Profit proxy can be rough, but the logic must stay stable
Some teams wait for perfect finance reconciliation before talking about profit. That makes the weekly review too slow. A better starting point is a stable profit proxy. It is not the final finance statement, but it must use the same calculation every week and be good enough to show trend and risk.
A practical minimum logic
The worst case is not low precision. It is changing the formula every week.
If ad spend is included this week but ignored next week, if refunds are read by order date this week and refund date next week, or if old costs mix with new costs, the trend is no longer trustworthy.
Write exceptions as reviewable actions, not meeting conclusions
"Watch refunds," "the page may have a problem," and "ads look unstable" are not WBR actions. A useful action has an owner, due date, validation metric, and next review state.
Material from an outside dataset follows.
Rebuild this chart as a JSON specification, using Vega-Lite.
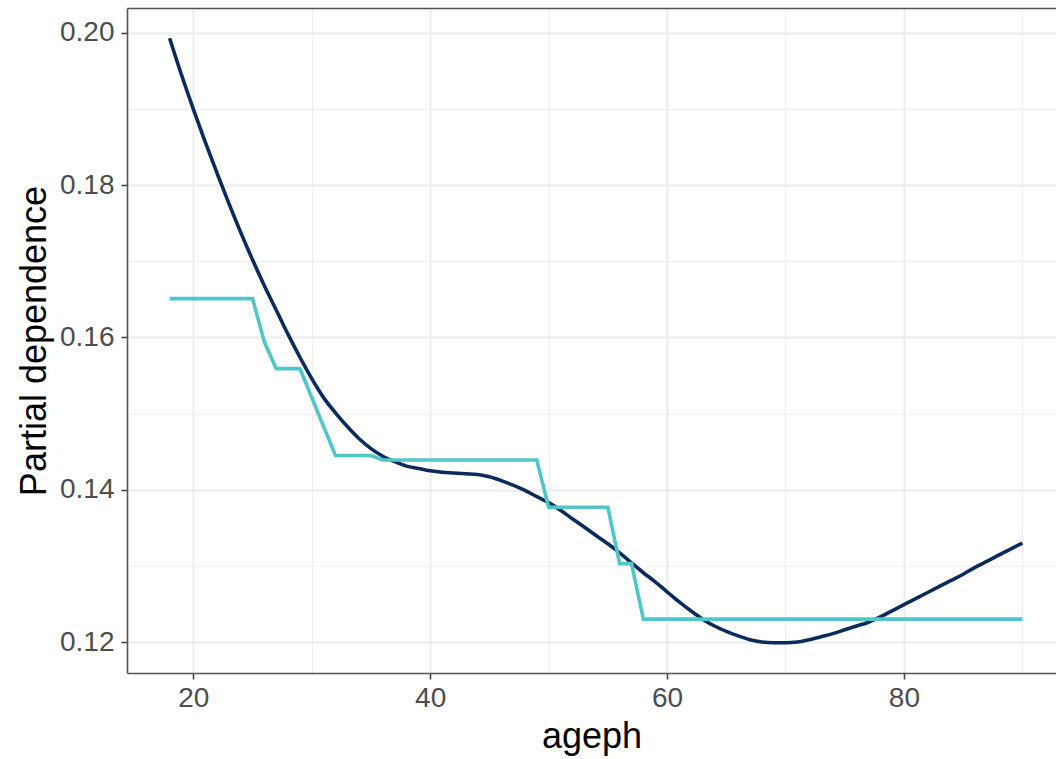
{
  "$schema": "https://vega.github.io/schema/vega-lite/v6.json",
  "width": 929,
  "height": 665,
  "autosize": {"type": "none"},
  "padding": {"left": 127, "top": 8, "right": 0, "bottom": 86},
  "background": "white",
  "config": {"view": {"stroke": null}, "font": "Liberation Sans"},
  "datasets": {
    "curve": [
      {"ageph": 18, "pd": 0.1993}, {"ageph": 19, "pd": 0.1945}, {"ageph": 20, "pd": 0.1900}, {"ageph": 21, "pd": 0.1857},
      {"ageph": 22, "pd": 0.1816}, {"ageph": 23, "pd": 0.1776}, {"ageph": 24, "pd": 0.1738}, {"ageph": 25, "pd": 0.1702},
      {"ageph": 26, "pd": 0.1668}, {"ageph": 27, "pd": 0.1636}, {"ageph": 28, "pd": 0.1604}, {"ageph": 29, "pd": 0.1574},
      {"ageph": 30, "pd": 0.1546}, {"ageph": 31, "pd": 0.1521}, {"ageph": 32, "pd": 0.1501}, {"ageph": 33, "pd": 0.1483},
      {"ageph": 34, "pd": 0.1467}, {"ageph": 35, "pd": 0.1454}, {"ageph": 36, "pd": 0.1444}, {"ageph": 37, "pd": 0.1437},
      {"ageph": 38, "pd": 0.1431}, {"ageph": 39, "pd": 0.1428}, {"ageph": 40, "pd": 0.1425}, {"ageph": 41, "pd": 0.1423},
      {"ageph": 42, "pd": 0.1422}, {"ageph": 43, "pd": 0.1421}, {"ageph": 44, "pd": 0.1420}, {"ageph": 45, "pd": 0.1417},
      {"ageph": 46, "pd": 0.1412}, {"ageph": 47, "pd": 0.1406}, {"ageph": 48, "pd": 0.1399}, {"ageph": 49, "pd": 0.1391},
      {"ageph": 50, "pd": 0.1383}, {"ageph": 51, "pd": 0.1373}, {"ageph": 52, "pd": 0.1362}, {"ageph": 53, "pd": 0.1351},
      {"ageph": 54, "pd": 0.1340}, {"ageph": 55, "pd": 0.1329}, {"ageph": 56, "pd": 0.1317}, {"ageph": 57, "pd": 0.1304},
      {"ageph": 58, "pd": 0.1291}, {"ageph": 59, "pd": 0.1279}, {"ageph": 60, "pd": 0.1266}, {"ageph": 61, "pd": 0.1253},
      {"ageph": 62, "pd": 0.1241}, {"ageph": 63, "pd": 0.1230}, {"ageph": 64, "pd": 0.1221}, {"ageph": 65, "pd": 0.1214},
      {"ageph": 66, "pd": 0.1208}, {"ageph": 67, "pd": 0.1203}, {"ageph": 68, "pd": 0.1200}, {"ageph": 69, "pd": 0.1199},
      {"ageph": 70, "pd": 0.1199}, {"ageph": 71, "pd": 0.1200}, {"ageph": 72, "pd": 0.1203}, {"ageph": 73, "pd": 0.1207},
      {"ageph": 74, "pd": 0.1211}, {"ageph": 75, "pd": 0.1216}, {"ageph": 76, "pd": 0.1221}, {"ageph": 77, "pd": 0.1226},
      {"ageph": 78, "pd": 0.1233}, {"ageph": 79, "pd": 0.1241}, {"ageph": 80, "pd": 0.1249}, {"ageph": 81, "pd": 0.1257},
      {"ageph": 82, "pd": 0.1265}, {"ageph": 83, "pd": 0.1273}, {"ageph": 84, "pd": 0.1281}, {"ageph": 85, "pd": 0.1289},
      {"ageph": 86, "pd": 0.1298}, {"ageph": 87, "pd": 0.1306}, {"ageph": 88, "pd": 0.1314}, {"ageph": 89, "pd": 0.1322},
      {"ageph": 90, "pd": 0.1330}
    ],
    "steps": [
      {"ageph": 18, "pd": 0.1651}, {"ageph": 25, "pd": 0.1651}, {"ageph": 26, "pd": 0.1594}, {"ageph": 27, "pd": 0.1559},
      {"ageph": 29, "pd": 0.1559}, {"ageph": 32, "pd": 0.1445}, {"ageph": 35, "pd": 0.1445}, {"ageph": 36, "pd": 0.1439},
      {"ageph": 49, "pd": 0.1439}, {"ageph": 50, "pd": 0.1377}, {"ageph": 55, "pd": 0.1377}, {"ageph": 56, "pd": 0.1303},
      {"ageph": 57, "pd": 0.1303}, {"ageph": 58, "pd": 0.1230}, {"ageph": 90, "pd": 0.1230}
    ]
  },
  "layer": [
    {
      "data": {"name": "curve"},
      "mark": {"type": "line", "color": "#0B2B5E", "strokeWidth": 3.6, "interpolate": "monotone", "clip": true},
      "encoding": {
        "x": {
          "field": "ageph", "type": "quantitative",
          "scale": {"domain": [14.4, 92.84], "nice": false, "zero": false},
          "axis": {
            "title": "ageph", "values": [20, 40, 60, 80],
            "grid": true, "gridColor": "#EBEBEB", "gridWidth": 2,
            "domainColor": "#555555", "domainWidth": 1.6,
            "tickColor": "#444444", "tickWidth": 1.6, "tickSize": 6,
            "labelFont": "Liberation Sans", "labelFontSize": 28, "labelColor": "#4D4D4D", "labelPadding": 5,
            "titleFont": "Liberation Sans", "titleFontSize": 36, "titleFontWeight": "normal", "titleColor": "#000000", "titlePadding": 7
          }
        },
        "y": {
          "field": "pd", "type": "quantitative",
          "scale": {"domain": [0.11593, 0.20327], "nice": false, "zero": false},
          "axis": {
            "title": "Partial dependence", "values": [0.12, 0.14, 0.16, 0.18, 0.2], "format": ".2f",
            "grid": true, "gridColor": "#EBEBEB", "gridWidth": 2,
            "domainColor": "#555555", "domainWidth": 1.6,
            "tickColor": "#444444", "tickWidth": 1.6, "tickSize": 6,
            "labelFont": "Liberation Sans", "labelFontSize": 28, "labelColor": "#4D4D4D", "labelPadding": 7,
            "titleFont": "Liberation Sans", "titleFontSize": 36, "titleFontWeight": "normal", "titleColor": "#000000", "titlePadding": 6
          }
        }
      }
    },
    {
      "data": {"name": "steps"},
      "mark": {"type": "line", "color": "#4FC6C7", "strokeWidth": 3.6, "clip": true},
      "encoding": {
        "x": {
          "field": "ageph", "type": "quantitative",
          "axis": {
            "orient": "top", "values": [30, 50, 70, 90], "title": null,
            "grid": true, "gridColor": "#EFEFEF", "gridWidth": 1.2,
            "labels": false, "ticks": false,
            "domainColor": "#555555", "domainWidth": 1.6
          }
        },
        "y": {
          "field": "pd", "type": "quantitative",
          "axis": {
            "orient": "right", "values": [0.13, 0.15, 0.17, 0.19], "title": null,
            "grid": true, "gridColor": "#EFEFEF", "gridWidth": 1.2,
            "labels": false, "ticks": false, "domain": false
          }
        }
      }
    }
  ],
  "resolve": {"axis": {"x": "independent", "y": "independent"}}
}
Without those fields, next week's meeting repeats the same debate.
| Exception | Evidence | Good action | Next check |
|---|---|---|---|
| Meta spend rises while profit proxy falls | CAC moves from $18 to $26 and refund rate rises. | Ads owner pauses low-margin SKU scaling and recalculates the ad profit guardrail. | CAC, refund rate, SKU margin, and contribution profit return inside guardrail. |
| Google Shopping gets clicks but conversion is low | High-click SKUs have mismatched price, stock, and page promise. | Product data owner fixes feed and page facts before budget review. | Feed status, page promise, add-to-cart rate, and purchase rate. |
| Organic traffic grows but revenue stays flat | New clicks land on informational posts with weak internal links and buying CTAs. | SEO owner adds collection links and buying-guide CTAs. | Collection clicks, PDP entries, and assisted conversions. |
| Refunds concentrate around shipping timing | Tickets and refund reasons both point to delay expectations. | Support / fulfillment owner changes page promise and email timing. | Refund reasons, delay tickets, bad reviews, and pre-delivery questions. |
Use one fixed meeting order: outcome, path, cause, action
The fastest way to improve WBR quality is not adding more metrics. It is using the same order every week. Once the order is fixed, the team stops jumping between revenue, ROAS, support, and inventory without making decisions.
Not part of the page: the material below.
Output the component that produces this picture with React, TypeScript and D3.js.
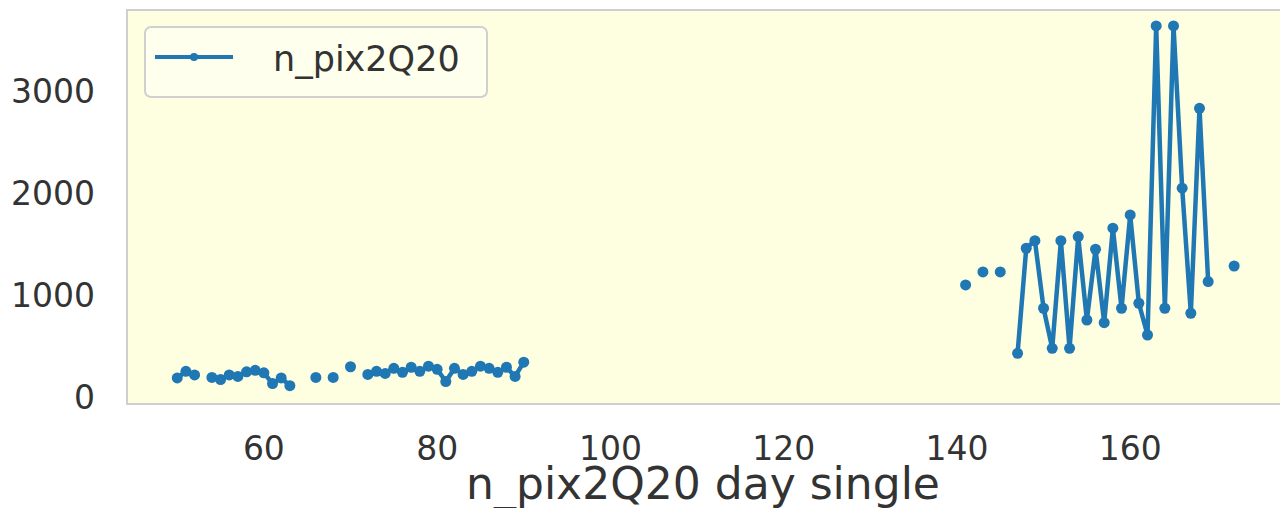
import * as d3 from "d3";
import React from "react";

// day index and n_pix2Q20 counts (null = no data, breaks the line)
const days: number[] = [
  50, 51, 52, 53, 54, 55, 56, 57, 58, 59, 60, 61, 62, 63, 64, 65, 66, 67, 68, 69, 70, 71,
  72, 73, 74, 75, 76, 77, 78, 79, 80, 81, 82, 83, 84, 85, 86, 87, 88, 89, 90, 91,
  140, 141, 142, 143, 144, 145, 146,
  147, 148, 149, 150, 151, 152, 153, 154, 155, 156, 157, 158, 159, 160, 161, 162, 163,
  164, 165, 166, 167, 168, 169, 170, 171, 172,
];
const counts: (number | null)[] = [
  185, 250, 215, null, 190, 170, 215, 200, 245, 260, 235, 130, 185, 110, null, null, 190, null, 190, null, 295, null,
  220, 250, 230, 280, 240, 290, 250, 300, 270, 150, 280, 220, 250, 300, 280, 240, 290, 200, 340, null,
  null, 1096, null, 1224, null, 1224, null,
  427, 1456, 1530, 868, 476, 1530, 476, 1570, 753, 1446, 727, 1652, 868, 1782, 917, 606, 3634,
  868, 3634, 2044, 819, 2827, 1129, null, null, 1282,
];

const xTicks = [60, 80, 100, 120, 140, 160];
const yTicks = [0, 1000, 2000, 3000];
const seriesName = "n_pix2Q20";
const xTitle = "n_pix2Q20 day single";

const W = 1280;
const H = 508;
const left = 127;
const top = 10;
const bottom = 404;
const blue = "#1f77b4";
const font = "DejaVu Sans, sans-serif";

export default function App() {
  const x = d3.scaleLinear().domain([44.2, 178.1]).range([left, 1287]);
  const y = d3.scaleLinear().domain([-70, 3790]).range([bottom, top]);

  const pts = days.map((d, i) => ({ d, v: counts[i] }));
  const line = d3
    .line<{ d: number; v: number | null }>()
    .defined((p) => p.v !== null)
    .x((p) => x(p.d))
    .y((p) => y(p.v as number));

  return (
    <svg
      width={W}
      height={H}
      style={{ position: "absolute", left: 0, top: 0, background: "#fff" }}
      fontFamily={font}
    >
      <rect x={left} y={top} width={W - left + 10} height={bottom - top} fill="#fefee0" stroke="#cfcfcf" strokeWidth={2} />

      <path d={line(pts) || undefined} fill="none" stroke={blue} strokeWidth={4.5} strokeLinejoin="round" />
      {pts
        .filter((p) => p.v !== null)
        .map((p, i) => (
          <circle key={i} cx={x(p.d)} cy={y(p.v as number)} r={5.5} fill={blue} />
        ))}

      {xTicks.map((t) => (
        <text key={t} x={x(t)} y={460} textAnchor="middle" fontSize={33} fill="#333">
          {t}
        </text>
      ))}
      {yTicks.map((t) => (
        <text key={t} x={95} y={y(t)} dy="0.36em" textAnchor="end" fontSize={33} fill="#333">
          {t}
        </text>
      ))}

      <text x={703} y={499} textAnchor="middle" fontSize={44} fill="#333">
        {xTitle}
      </text>

      <g>
        <rect x={145} y={27} width={342} height={70} rx={6} fill="#fffff0" fillOpacity={0.85} stroke="#d0d0d0" strokeWidth={2} />
        <line x1={155} x2={233} y1={57} y2={57} stroke={blue} strokeWidth={4} />
        <circle cx={194} cy={57} r={4} fill={blue} />
        <text x={273} y={71} fontSize={35} fill="#333">
          {seriesName}
        </text>
      </g>
    </svg>
  );
}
Separate daily, weekly, and monthly rhythm
Not every issue belongs in WBR. Daily incidents should be handled the same day, weekly review should set operating priorities, and monthly review should change structure. If every issue goes into one WBR, the meeting gets longer and decisions get weaker.
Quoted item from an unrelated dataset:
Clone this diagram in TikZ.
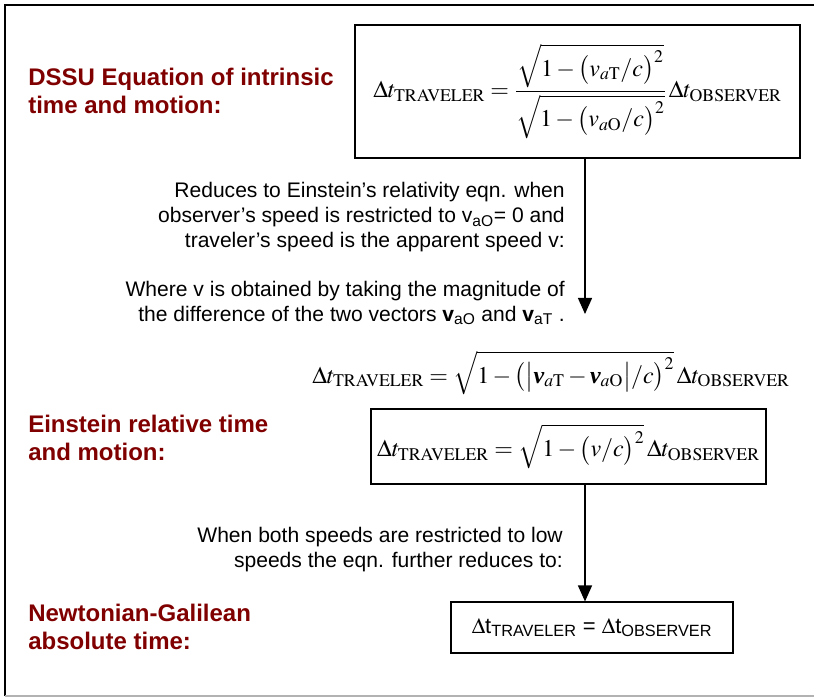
\documentclass[tikz,border=0pt]{standalone}
\usepackage{mathptmx}
\usepackage[no-math]{fontspec}
\setmainfont{Liberation Serif}
\setsansfont{Liberation Sans}
\usetikzlibrary{arrows.meta}
\definecolor{lblred}{RGB}{128,0,0}
\newcommand{\bvec}{\mbox{\normalfont\bfseries\itshape v}}
\newcommand{\TR}{\mathrm{TRAVELER}}
\newcommand{\OB}{\mathrm{OBSERVER}}
\tikzset{
  redlbl/.style={anchor=west,align=left,inner sep=0pt,text=lblred,
    font=\sffamily\bfseries\fontsize{18}{21}\selectfont},
  notetxt/.style={anchor=east,align=right,inner sep=0pt,
    font=\sffamily\fontsize{15.8}{18.75}\selectfont},
  eqbox/.style={draw,line width=0.8pt,inner sep=0pt},
  eqfont/.style={font=\fontsize{18}{21}\selectfont},
  flowarrow/.style={line width=1pt,-{Triangle[length=12pt,width=10.5pt]}}
}
\begin{document}
\begin{tikzpicture}[x=0.75pt,y=0.75pt,yscale=-1,xscale=1]
\useasboundingbox (0,0) rectangle (814,698);

% frame
\draw [line width=1.2pt] (5,696) -- (5,5) -- (814,5);
\draw [color=black!30,line width=1.2pt] (5,696) -- (814,696);

% labels on the left
\node [redlbl] (dssu) at (28,91) {DSSU Equation of intrinsic\\time and motion:};
\node [redlbl] (einst) at (28,437.5) {Einstein relative time\\and motion:};
\node [redlbl] (newt) at (28,627) {Newtonian-Galilean\\absolute time:};

% equation boxes
\node [eqbox,eqfont,minimum width=333.75pt,minimum height=99.75pt] (box1) at (577.5,91.5)
  {$\displaystyle \Delta t_{\TR}=\frac{\sqrt{1-\bigl(v_{a\mathrm{T}}/c\bigr)^{2}}}{\sqrt{1-\bigl(v_{a\mathrm{O}}/c\bigr)^{2}}}\,\Delta t_{\OB}$};
\node [eqfont,inner sep=0pt] (eqdiff) at (551,373)
  {$\Delta t_{\TR}=\sqrt{1-\bigl(\bigl|\bvec_{a\mathrm{T}}-\bvec_{a\mathrm{O}}\bigr|/c\bigr)^{2}}\,\Delta t_{\OB}$};
\node [eqbox,eqfont,minimum width=296.25pt,minimum height=56.25pt] (box2) at (568.5,446.5)
  {$\Delta t_{\TR}=\sqrt{1-\bigl(v/c\bigr)^{2}}\,\Delta t_{\OB}$};
\node [eqbox,minimum width=211.5pt,minimum height=38.25pt,font=\sffamily\fontsize{16.5}{19}\selectfont] (box3) at (592,627.5)
  {$\Delta$t\textsubscript{TRAVELER} = $\Delta$t\textsubscript{OBSERVER}};

% notes
\node [notetxt] (note1) at (565,217) {Reduces to Einstein’s relativity eqn. when\\observer’s speed is restricted to v\textsubscript{aO}= 0 and\\traveler’s speed is the apparent speed v:};
\node [notetxt] (note2) at (565,303) {Where v is obtained by taking the magnitude of\\the difference of the two vectors \textbf{v}\textsubscript{aO} and \textbf{v}\textsubscript{aT} .};
\node [notetxt] (note3) at (563,550) {When both speeds are restricted to low\\speeds the eqn. further reduces to:};

% arrows
\coordinate (tip1) at (585,314);
\draw [flowarrow] (box1.south -| tip1) -- (tip1);
\draw [flowarrow] (box2.south -| tip1) -- (box3.north -| tip1);

\end{tikzpicture}
\end{document}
| Rhythm | Main focus | Purpose | Do not |
|---|---|---|---|
| Daily check | Spend anomaly, site issue, stock risk, shipping incident. | Stop incidents from spreading. | Change strategy because of one-day noise. |
| Weekly review | Channels, products, pages, profit, support, and fulfillment quality. | Set next-week priorities. | Turn the meeting into number reading. |
| Monthly review | Category role, pricing, channel role, budget structure, inventory strategy. | Make structural changes. | Use monthly review to replace weekly follow-through. |
Source boundary: events show paths, reports show orders, WBR creates actions
GA4 ecommerce measurement and GA4 recommended events can help define purchase and refund path events. Shopify reports are better for returning to order, sales, and cost logic. University of Washington research on adoption pathways also supports the operating idea that different entry paths can lead to different later behavior. WBR turns those signals into a short list of reviewable actions.